_Information shown_:
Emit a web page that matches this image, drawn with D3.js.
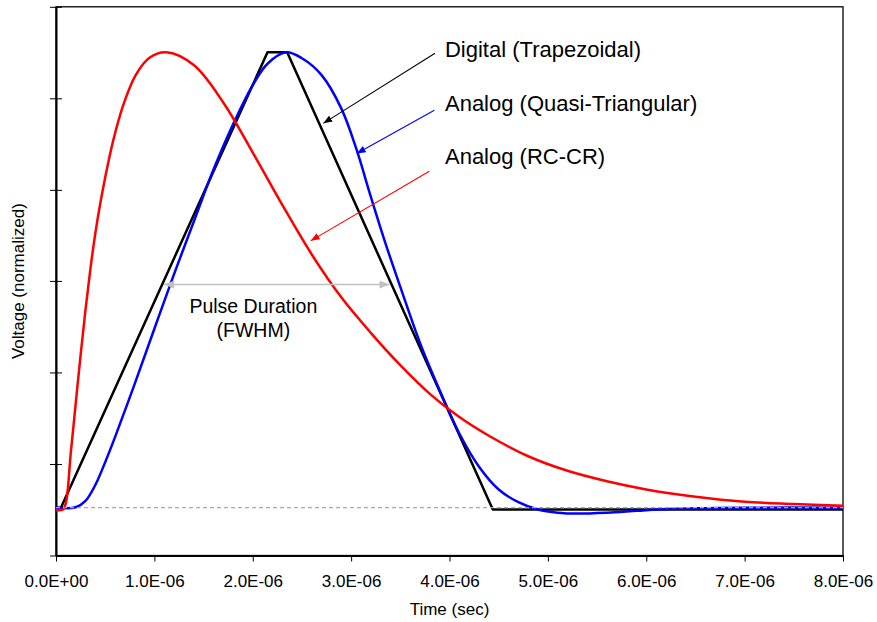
<!DOCTYPE html>
<html>
<head>
<meta charset="utf-8">
<script src="https://cdn.jsdelivr.net/npm/d3@7"></script>
<style>
  body { margin: 0; background: #fff; }
  svg { font-family: "Liberation Sans", Arial, sans-serif; }
</style>
</head>
<body>
<div id="chart"></div>
<script>
// Times are in microseconds, voltage is normalized to the peak
const trapTime = [0, 0.05, 2.15, 2.35, 4.44, 8.0];
const trapVolt = [0, 0, 1.0, 1.0, -0.004, -0.004];

const triTime = [0, 0.2, 0.3, 0.4, 0.5, 0.6, 0.8, 1.0, 1.2, 1.4, 1.6, 1.8, 2.0, 2.15, 2.34,
  2.5, 2.7, 2.9, 3.05, 3.2, 3.35, 3.5, 3.7, 3.9, 4.1, 4.3, 4.5, 4.7, 4.9,
  5.1, 5.3, 5.6, 5.9, 6.2, 6.6, 7.0, 8.0];
const triVolt = [0, 0.001, 0.015, 0.05, 0.1, 0.155, 0.272, 0.393, 0.513, 0.628, 0.742, 0.842, 0.928, 0.975, 1.0,
  0.987, 0.95, 0.877, 0.79, 0.683, 0.58, 0.485, 0.362, 0.258, 0.163, 0.09, 0.04, 0.012, -0.004,
  -0.011, -0.013, -0.011, -0.007, -0.003, -0.001, 0, 0];

const rcTime = [0, 0.07, 0.1, 0.15, 0.2, 0.25, 0.3, 0.35, 0.4, 0.45, 0.5, 0.58, 0.68, 0.81, 0.95, 1.12,
  1.4, 1.7, 2.0, 2.3, 2.6, 2.9, 3.2, 3.5, 3.8, 4.1, 4.4, 4.8, 5.2, 5.6, 6.0, 6.5, 7.0, 7.5, 8.0];
const rcVolt = [-0.005, -0.004, 0.01, 0.12, 0.228, 0.335, 0.435, 0.525, 0.603, 0.668, 0.725, 0.805, 0.882, 0.95, 0.988, 1.0,
  0.972, 0.89, 0.78, 0.665, 0.556, 0.462, 0.384, 0.313, 0.25, 0.199, 0.158, 0.113, 0.081, 0.058, 0.04, 0.024, 0.013, 0.008, 0.004];

const xTicksUs = [0, 1, 2, 3, 4, 5, 6, 7, 8];
const yTicks = [-0.105, 0.096, 0.297, 0.498, 0.698, 0.899, 1.1];

// callouts: label position, arrow start and arrow tip, in (µs, volt)
const calloutLabels = ["Digital (Trapezoidal)", "Analog (Quasi-Triangular)", "Analog (RC-CR)"];
const calloutColors = ["#000000", "#0000ff", "#ff0000"];
const calloutText = [[3.954, 0.99], [3.954, 0.872], [3.954, 0.755]];
const calloutFrom = [[3.853, 0.998], [3.846, 0.873], [3.795, 0.739]];
const calloutTo = [[2.717, 0.844], [3.057, 0.778], [2.589, 0.586]];

// FWHM marker between the half-height points of the trapezoid
const fwhmSpan = [1.1, 3.39];
const fwhmLevel = 0.49;
const fwhmLines = ["Pulse Duration", "(FWHM)"];
const fwhmTextPos = [[2.006, 0.427], [2.006, 0.375]];

const US = 1e-6;
const width = 877, height = 622;
const margin = { top: 6.8, right: 34, bottom: 66.5, left: 56 };
const innerW = width - margin.left - margin.right;
const innerH = height - margin.top - margin.bottom;

const svg = d3.select("#chart").append("svg")
  .attr("width", width)
  .attr("height", height);

const defs = svg.append("defs");
function arrowMarker(id, color, len, half) {
  defs.append("marker")
    .attr("id", id)
    .attr("markerUnits", "userSpaceOnUse")
    .attr("viewBox", `0 ${-half} ${len} ${half * 2}`)
    .attr("refX", len)
    .attr("refY", 0)
    .attr("markerWidth", len)
    .attr("markerHeight", half * 2)
    .attr("orient", "auto-start-reverse")
    .append("path")
    .attr("d", `M0,${-half}L${len},0L0,${half}Z`)
    .attr("fill", color);
}
calloutColors.forEach((c, i) => arrowMarker("arrow" + i, c, 9, 3.5));
arrowMarker("arrowGray", "#c0c0c0", 10, 4);

const g = svg.append("g")
  .attr("transform", `translate(${margin.left},${margin.top})`);

const x = d3.scaleLinear().domain([0, 8 * US]).range([0, innerW]);
const y = d3.scaleLinear().domain([-0.105, 1.1]).range([innerH, 0]);

function sciLabel(d) {
  const [m, e] = d.toExponential(1).split("e");
  const sign = e[0] === "-" ? "-" : "+";
  const digits = e.replace(/[+-]/, "").padStart(2, "0");
  return `${m}E${sign}${digits}`;
}

// frame
g.append("rect")
  .attr("width", innerW)
  .attr("height", innerH)
  .attr("fill", "none")
  .attr("stroke", "#000")
  .attr("stroke-width", 1.3);

// x axis
const xAxis = g.append("g")
  .attr("transform", `translate(0,${innerH})`)
  .call(d3.axisBottom(x)
    .tickValues(xTicksUs.map((d) => d * US))
    .tickFormat(sciLabel)
    .tickSize(6)
    .tickSizeOuter(0)
    .tickPadding(13));
xAxis.select(".domain").attr("stroke-width", 2);
xAxis.selectAll("text").attr("font-size", 17).attr("fill", "#000")
  .attr("font-family", '"Liberation Sans", Arial, sans-serif');

// y axis, ticks cross the line, no labels
const yAxis = g.append("g")
  .call(d3.axisLeft(y)
    .tickValues(yTicks)
    .tickFormat("")
    .tickSize(6)
    .tickSizeOuter(0));
yAxis.select(".domain").attr("stroke-width", 2);
yAxis.selectAll(".tick line").attr("x1", 6);

// curves
const toPoints = (ts, vs) => ts.map((t, i) => ({ t: t * US, v: vs[i] }));
const straight = d3.line().x((d) => x(d.t)).y((d) => y(d.v));
const smooth = d3.line().x((d) => x(d.t)).y((d) => y(d.v)).curve(d3.curveCatmullRom.alpha(0.5));

const series = [
  { pts: toPoints(trapTime, trapVolt), color: "#000000", gen: straight },
  { pts: toPoints(triTime, triVolt), color: "#0000ff", gen: smooth },
  { pts: toPoints(rcTime, rcVolt), color: "#ff0000", gen: smooth },
];

g.selectAll("path.series")
  .data(series)
  .join("path")
  .attr("class", "series")
  .attr("d", (d) => d.gen(d.pts))
  .attr("fill", "none")
  .attr("stroke", (d) => d.color)
  .attr("stroke-width", 2.5)
  .attr("stroke-linejoin", "round");

// zero baseline
g.append("line")
  .attr("x1", x(0))
  .attr("x2", x(8 * US))
  .attr("y1", y(0))
  .attr("y2", y(0))
  .attr("stroke", "#a8a8a8")
  .attr("stroke-width", 1.2)
  .attr("stroke-dasharray", "4,3");

// callout arrows and labels
calloutLabels.forEach((label, i) => {
  g.append("line")
    .attr("x1", x(calloutFrom[i][0] * US))
    .attr("y1", y(calloutFrom[i][1]))
    .attr("x2", x(calloutTo[i][0] * US))
    .attr("y2", y(calloutTo[i][1]))
    .attr("stroke", calloutColors[i])
    .attr("stroke-width", 1.1)
    .attr("marker-end", `url(#arrow${i})`);

  g.append("text")
    .attr("x", x(calloutText[i][0] * US))
    .attr("y", y(calloutText[i][1]))
    .attr("font-size", 22)
    .attr("fill", "#000")
    .text(label);
});

// FWHM arrow
g.append("line")
  .attr("x1", x(fwhmSpan[0] * US))
  .attr("x2", x(fwhmSpan[1] * US))
  .attr("y1", y(fwhmLevel))
  .attr("y2", y(fwhmLevel))
  .attr("stroke", "#c0c0c0")
  .attr("stroke-width", 1.5)
  .attr("marker-start", "url(#arrowGray)")
  .attr("marker-end", "url(#arrowGray)");

g.selectAll("text.fwhm")
  .data(fwhmLines)
  .join("text")
  .attr("class", "fwhm")
  .attr("x", (d, i) => x(fwhmTextPos[i][0] * US))
  .attr("y", (d, i) => y(fwhmTextPos[i][1]))
  .attr("text-anchor", "middle")
  .attr("font-size", 19.5)
  .attr("fill", "#000")
  .text((d) => d);

// axis titles
svg.append("text")
  .attr("x", margin.left + innerW / 2)
  .attr("y", 615)
  .attr("text-anchor", "middle")
  .attr("font-size", 17)
  .text("Time (sec)");

svg.append("text")
  .attr("transform", `translate(24,${margin.top + innerH / 2}) rotate(-90)`)
  .attr("text-anchor", "middle")
  .attr("font-size", 17)
  .text("Voltage (normalized)");
</script>
</body>
</html>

_Requirements_: Write out exactly the opening lines of the data, stopping after the line that holds "-0.011, -0.013, -0.011, -0.007, -0.003, -0.001, 0, 0];". Exclude pictures.

_Output_:
Emit a web page that matches this image, drawn with D3.js.
<!DOCTYPE html>
<html>
<head>
<meta charset="utf-8">
<script src="https://cdn.jsdelivr.net/npm/d3@7"></script>
<style>
  body { margin: 0; background: #fff; }
  svg { font-family: "Liberation Sans", Arial, sans-serif; }
</style>
</head>
<body>
<div id="chart"></div>
<script>
// Times are in microseconds, voltage is normalized to the peak
const trapTime = [0, 0.05, 2.15, 2.35, 4.44, 8.0];
const trapVolt = [0, 0, 1.0, 1.0, -0.004, -0.004];

const triTime = [0, 0.2, 0.3, 0.4, 0.5, 0.6, 0.8, 1.0, 1.2, 1.4, 1.6, 1.8, 2.0, 2.15, 2.34,
  2.5, 2.7, 2.9, 3.05, 3.2, 3.35, 3.5, 3.7, 3.9, 4.1, 4.3, 4.5, 4.7, 4.9,
  5.1, 5.3, 5.6, 5.9, 6.2, 6.6, 7.0, 8.0];
const triVolt = [0, 0.001, 0.015, 0.05, 0.1, 0.155, 0.272, 0.393, 0.513, 0.628, 0.742, 0.842, 0.928, 0.975, 1.0,
  0.987, 0.95, 0.877, 0.79, 0.683, 0.58, 0.485, 0.362, 0.258, 0.163, 0.09, 0.04, 0.012, -0.004,
  -0.011, -0.013, -0.011, -0.007, -0.003, -0.001, 0, 0];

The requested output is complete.